The solution required significant architectural rework—expensive and disruptive compared to the upfront investment that would have supported regional scale. Had the initial decision framework accounted for growth scenarios, the organization could have selected architecture with built-in multi-region capabilities, even if local deployment remained the initial priority.

When evaluating web architecture options, Hong Kong businesses should consider: Does this solution support multi-region deployment? What is the path for adding Mainland China data centers if required? How does the platform handle different regulatory compliance requirements across jurisdictions? These questions feel premature for organizations focused on immediate needs, but strategic architecture decisions require longer time horizons.

Conclusion: Making the Framework Work for Your Organization

The decision framework presented here—examining cost dynamics, regulatory alignment, bilingual requirements, mobile performance, ecosystem integration, and scalability—provides a structured approach for Hong Kong businesses evaluating web architecture in 2026. No single technology solution wins universally; the optimal choice depends on your specific business context, growth trajectory, and operational requirements.
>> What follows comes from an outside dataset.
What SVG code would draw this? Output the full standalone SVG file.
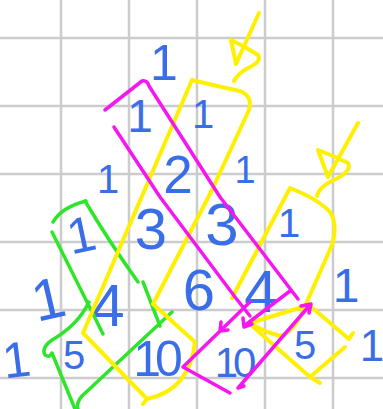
<svg xmlns="http://www.w3.org/2000/svg" width="383" height="409" viewBox="0 0 383 409">
<style>
.grid line{stroke:#cccccc;stroke-width:2.5}
.n{font-family:"Liberation Sans",Arial,sans-serif;fill:#3a6ee8;text-anchor:middle}
.s{fill:none;stroke-linecap:round;stroke-linejoin:round}
.m{stroke:#f516f0;stroke-width:3.5}
.y{stroke:#fff000;stroke-width:4}
.g{stroke:#2ee52a;stroke-width:3.5}
</style>
<rect width="383" height="409" fill="#ffffff"/>
<g id="grid" class="grid">
<line x1="61" y1="0" x2="61" y2="409"/>
<line x1="129" y1="0" x2="129" y2="409"/>
<line x1="197" y1="0" x2="197" y2="409"/>
<line x1="265" y1="0" x2="265" y2="409"/>
<line x1="333" y1="0" x2="333" y2="409"/>
<line x1="0" y1="38" x2="383" y2="38"/>
<line x1="0" y1="106" x2="383" y2="106"/>
<line x1="0" y1="174" x2="383" y2="174"/>
<line x1="0" y1="242" x2="383" y2="242"/>
<line x1="0" y1="310" x2="383" y2="310"/>
<line x1="0" y1="378" x2="383" y2="378"/>
</g>
<g id="numbers">
<text class="n" x="164" y="80" font-size="50">1</text>
<text class="n" x="140" y="132" font-size="46">1</text>
<text class="n" x="203" y="128" font-size="40">1</text>
<text class="n" x="108" y="193" font-size="40">1</text>
<text class="n" x="178" y="193" font-size="53">2</text>
<text class="n" x="245" y="183" font-size="38">1</text>
<text class="n" x="81" y="252" font-size="50" transform="rotate(-12 81 234)">1</text>
<text class="n" x="151" y="249" font-size="58">3</text>
<text class="n" x="222" y="245" font-size="60">3</text>
<text class="n" x="289" y="237" font-size="40">1</text>
<text class="n" x="48" y="319" font-size="58" transform="rotate(-13 48 298)">1</text>
<text class="n" x="108" y="326" font-size="60">4</text>
<text class="n" x="199" y="310" font-size="58">6</text>
<text class="n" x="261" y="312" font-size="60">4</text>
<text class="n" x="346" y="302" font-size="48">1</text>
<text class="n" x="16" y="377" font-size="50" transform="rotate(-7 16 357)">1</text>
<text class="n" x="74" y="369" font-size="40">5</text>
<text class="n" x="155" y="376" font-size="50" letter-spacing="-6">10</text>
<text class="n" x="233" y="377" font-size="42" letter-spacing="-5">10</text>
<text class="n" x="305" y="359" font-size="40">5</text>
<text class="n" x="372" y="361" font-size="44">1</text>
</g>
<g id="strokes">
<g id="green" class="s g">
<path d="M53,222 Q62,207 86,201"/>
<path d="M85,201 Q110,243 138,282"/>
<path d="M52,232 L103,334"/>
<path d="M143,282 L160,326"/>
<path d="M172,312 L82,396 Q76,403 78,409"/>
<path d="M89,302 Q78,325 52,340 Q41,348 45,355 Q50,358 52,353 L75,409"/>
</g>
<g id="yellow" class="s y">
<path d="M259,13 L236,64 M231,40 L236,64 M231,40 Q246,47 258,55 Q262,61 250,67 Q238,73 234,81"/>
<path d="M358,123 L328,177 M318,150 L328,177 M318,150 Q334,156 348,163 Q352,170 338,178 Q319,186 317,196"/>
<path d="M83,333 L192,80 Q212,85 240,91 Q253,96 249,110 L212,190 L153,304 L195,342 Q190,390 147,399 L83,333 M147,399 L143,404"/>
<path d="M232,298 L290,188 Q318,199 330,212 Q338,224 332,245 L306,304 Q296,330 281,336 Q266,333 250,323"/>
<path d="M250,323 L309,305 L349,339 L353,333 M345,347 L310,377 L320,383 M310,377 L251,325"/>
</g>
<g id="magenta" class="s m">
<path d="M105,110 Q128,92 142,81 Q147,80 149,86 L220,197 L298,299"/>
<path d="M114,127 L160,197 L235,297 L250,316"/>
<path d="M290,291 L244,326 M243,318 L244,327 L252,324"/>
<path d="M250,302 L183,367 L230,393 M221,322 L220,331 L228,330"/>
<path d="M244,386 L238,388 L310,305 M301,306 L311,304 L309,313"/>
</g>
</g>
</svg>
For smaller organizations, the priority should be selecting solutions that minimize technical debt while providing flexibility for future evolution. For larger enterprises, architectural decisions warrant deeper analysis of integration requirements and compliance considerations. Regardless of scale, the common thread is resisting the temptation to select technology based solely on marketing claims or initial cost, instead evaluating options through the lens of long-term business fit.

The Hong Kong business environment rewards thoughtful, strategic technology decisions. Organizations that invest the time to understand their architectural requirements thoroughly will find themselves better positioned to serve customers, adapt to market changes, and capture opportunities as they emerge. In the competitive landscape of 2026, web architecture is not infrastructure—it is competitive advantage.